[Set exercise]
Copy out the listing that follows exactly, dropping every picture.

[Given records]

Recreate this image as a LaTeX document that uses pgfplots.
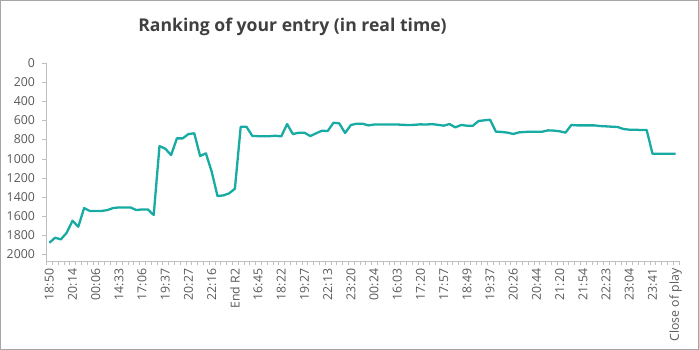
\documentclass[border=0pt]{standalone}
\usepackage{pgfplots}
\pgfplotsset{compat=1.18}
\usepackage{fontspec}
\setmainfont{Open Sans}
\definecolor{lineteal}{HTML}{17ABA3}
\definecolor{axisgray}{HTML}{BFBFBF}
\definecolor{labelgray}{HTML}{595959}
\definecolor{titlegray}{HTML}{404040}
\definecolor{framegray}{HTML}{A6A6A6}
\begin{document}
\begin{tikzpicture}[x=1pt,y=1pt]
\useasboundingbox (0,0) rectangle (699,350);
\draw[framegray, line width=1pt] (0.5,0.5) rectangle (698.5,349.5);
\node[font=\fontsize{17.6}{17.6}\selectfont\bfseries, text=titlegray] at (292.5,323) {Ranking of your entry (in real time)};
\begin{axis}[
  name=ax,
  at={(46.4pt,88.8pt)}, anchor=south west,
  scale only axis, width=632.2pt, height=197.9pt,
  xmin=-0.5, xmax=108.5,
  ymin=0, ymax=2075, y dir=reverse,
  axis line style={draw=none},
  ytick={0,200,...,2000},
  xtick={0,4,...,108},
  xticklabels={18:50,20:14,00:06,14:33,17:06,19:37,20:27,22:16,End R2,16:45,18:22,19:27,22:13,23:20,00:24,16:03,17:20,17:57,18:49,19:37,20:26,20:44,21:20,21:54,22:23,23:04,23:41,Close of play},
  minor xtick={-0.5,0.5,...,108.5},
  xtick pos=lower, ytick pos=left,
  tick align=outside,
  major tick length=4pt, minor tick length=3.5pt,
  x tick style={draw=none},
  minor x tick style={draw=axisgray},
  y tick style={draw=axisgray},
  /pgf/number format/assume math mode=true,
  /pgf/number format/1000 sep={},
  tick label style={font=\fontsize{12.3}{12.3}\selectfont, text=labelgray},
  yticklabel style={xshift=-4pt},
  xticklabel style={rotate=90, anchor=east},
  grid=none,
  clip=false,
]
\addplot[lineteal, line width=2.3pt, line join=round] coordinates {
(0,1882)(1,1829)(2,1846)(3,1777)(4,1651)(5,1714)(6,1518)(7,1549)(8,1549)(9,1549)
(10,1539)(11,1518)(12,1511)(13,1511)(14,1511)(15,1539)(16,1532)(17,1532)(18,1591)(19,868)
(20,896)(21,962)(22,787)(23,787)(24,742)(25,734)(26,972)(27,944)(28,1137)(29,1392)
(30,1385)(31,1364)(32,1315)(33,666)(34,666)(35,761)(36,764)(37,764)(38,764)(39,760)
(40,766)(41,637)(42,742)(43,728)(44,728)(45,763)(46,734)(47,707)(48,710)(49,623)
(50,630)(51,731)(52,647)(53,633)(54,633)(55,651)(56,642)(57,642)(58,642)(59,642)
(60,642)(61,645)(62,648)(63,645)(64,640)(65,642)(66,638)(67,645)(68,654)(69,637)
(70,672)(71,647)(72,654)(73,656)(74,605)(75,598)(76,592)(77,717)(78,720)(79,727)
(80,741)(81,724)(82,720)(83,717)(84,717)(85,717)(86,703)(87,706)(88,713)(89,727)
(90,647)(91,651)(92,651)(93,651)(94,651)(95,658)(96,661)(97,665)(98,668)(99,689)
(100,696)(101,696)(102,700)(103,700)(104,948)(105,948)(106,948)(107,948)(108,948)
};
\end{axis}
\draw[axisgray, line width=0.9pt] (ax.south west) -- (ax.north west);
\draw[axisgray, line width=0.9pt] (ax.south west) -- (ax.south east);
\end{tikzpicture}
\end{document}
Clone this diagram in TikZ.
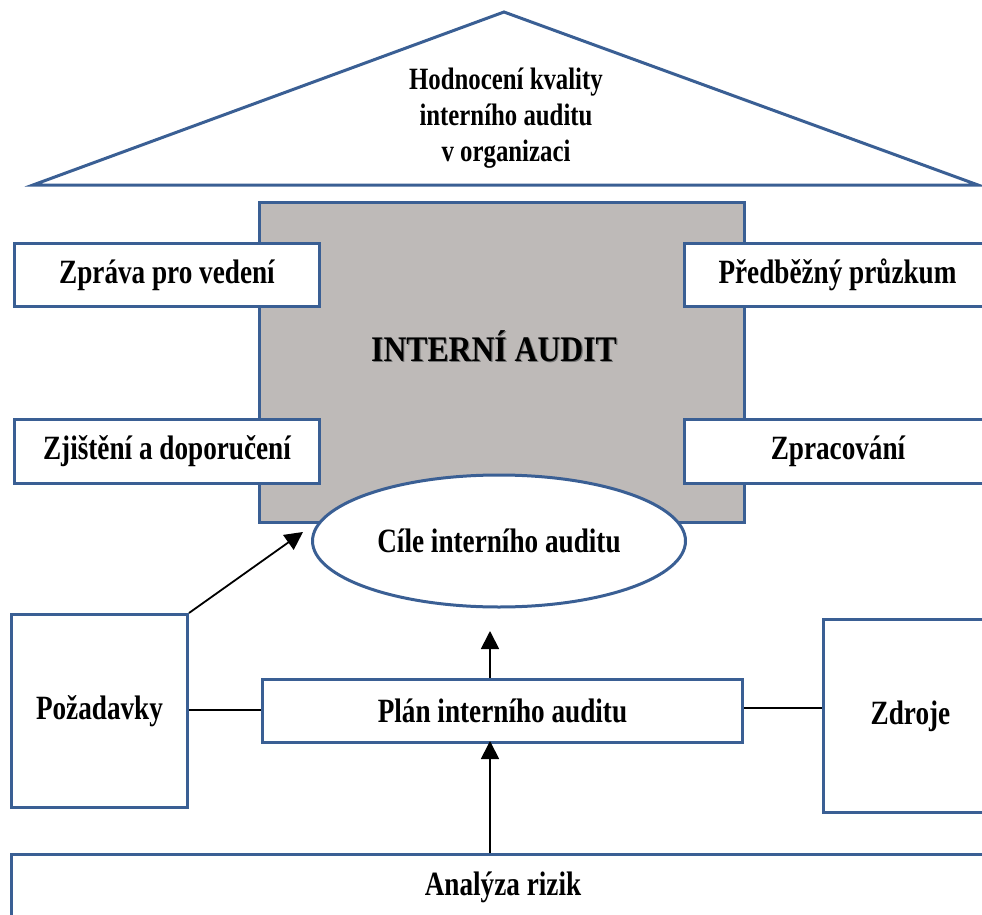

[Result of the task]
Recreate this image as a LaTeX document that uses pgfplots.
\documentclass[border=0pt]{standalone}
\usepackage{pgfplots}
\pgfplotsset{compat=1.18}
\usepackage{fontspec}
\setmainfont{Open Sans}
\definecolor{lineteal}{HTML}{17ABA3}
\definecolor{axisgray}{HTML}{BFBFBF}
\definecolor{labelgray}{HTML}{595959}
\definecolor{titlegray}{HTML}{404040}
\definecolor{framegray}{HTML}{A6A6A6}
\begin{document}
\begin{tikzpicture}[x=1pt,y=1pt]
\useasboundingbox (0,0) rectangle (699,350);
\draw[framegray, line width=1pt] (0.5,0.5) rectangle (698.5,349.5);
\node[font=\fontsize{17.6}{17.6}\selectfont\bfseries, text=titlegray] at (292.5,323) {Ranking of your entry (in real time)};
\begin{axis}[
  name=ax,
  at={(46.4pt,88.8pt)}, anchor=south west,
  scale only axis, width=632.2pt, height=197.9pt,
  xmin=-0.5, xmax=108.5,
  ymin=0, ymax=2075, y dir=reverse,
  axis line style={draw=none},
  ytick={0,200,...,2000},
  xtick={0,4,...,108},
  xticklabels={18:50,20:14,00:06,14:33,17:06,19:37,20:27,22:16,End R2,16:45,18:22,19:27,22:13,23:20,00:24,16:03,17:20,17:57,18:49,19:37,20:26,20:44,21:20,21:54,22:23,23:04,23:41,Close of play},
  minor xtick={-0.5,0.5,...,108.5},
  xtick pos=lower, ytick pos=left,
  tick align=outside,
  major tick length=4pt, minor tick length=3.5pt,
  x tick style={draw=none},
  minor x tick style={draw=axisgray},
  y tick style={draw=axisgray},
  /pgf/number format/assume math mode=true,
  /pgf/number format/1000 sep={},
  tick label style={font=\fontsize{12.3}{12.3}\selectfont, text=labelgray},
  yticklabel style={xshift=-4pt},
  xticklabel style={rotate=90, anchor=east},
  grid=none,
  clip=false,
]
\addplot[lineteal, line width=2.3pt, line join=round] coordinates {
(0,1882)(1,1829)(2,1846)(3,1777)(4,1651)(5,1714)(6,1518)(7,1549)(8,1549)(9,1549)
(10,1539)(11,1518)(12,1511)(13,1511)(14,1511)(15,1539)(16,1532)(17,1532)(18,1591)(19,868)
(20,896)(21,962)(22,787)(23,787)(24,742)(25,734)(26,972)(27,944)(28,1137)(29,1392)
(30,1385)(31,1364)(32,1315)(33,666)(34,666)(35,761)(36,764)(37,764)(38,764)(39,760)
(40,766)(41,637)(42,742)(43,728)(44,728)(45,763)(46,734)(47,707)(48,710)(49,623)
(50,630)(51,731)(52,647)(53,633)(54,633)(55,651)(56,642)(57,642)(58,642)(59,642)
(60,642)(61,645)(62,648)(63,645)(64,640)(65,642)(66,638)(67,645)(68,654)(69,637)
(70,672)(71,647)(72,654)(73,656)(74,605)(75,598)(76,592)(77,717)(78,720)(79,727)
(80,741)(81,724)(82,720)(83,717)(84,717)(85,717)(86,703)(87,706)(88,713)(89,727)
(90,647)(91,651)(92,651)(93,651)(94,651)(95,658)(96,661)(97,665)(98,668)(99,689)
(100,696)(101,696)(102,700)(103,700)(104,948)(105,948)(106,948)(107,948)(108,948)
};
\end{axis}
\draw[axisgray, line width=0.9pt] (ax.south west) -- (ax.north west);
\draw[axisgray, line width=0.9pt] (ax.south west) -- (ax.south east);
\end{tikzpicture}
\end{document}
Clone this diagram in TikZ.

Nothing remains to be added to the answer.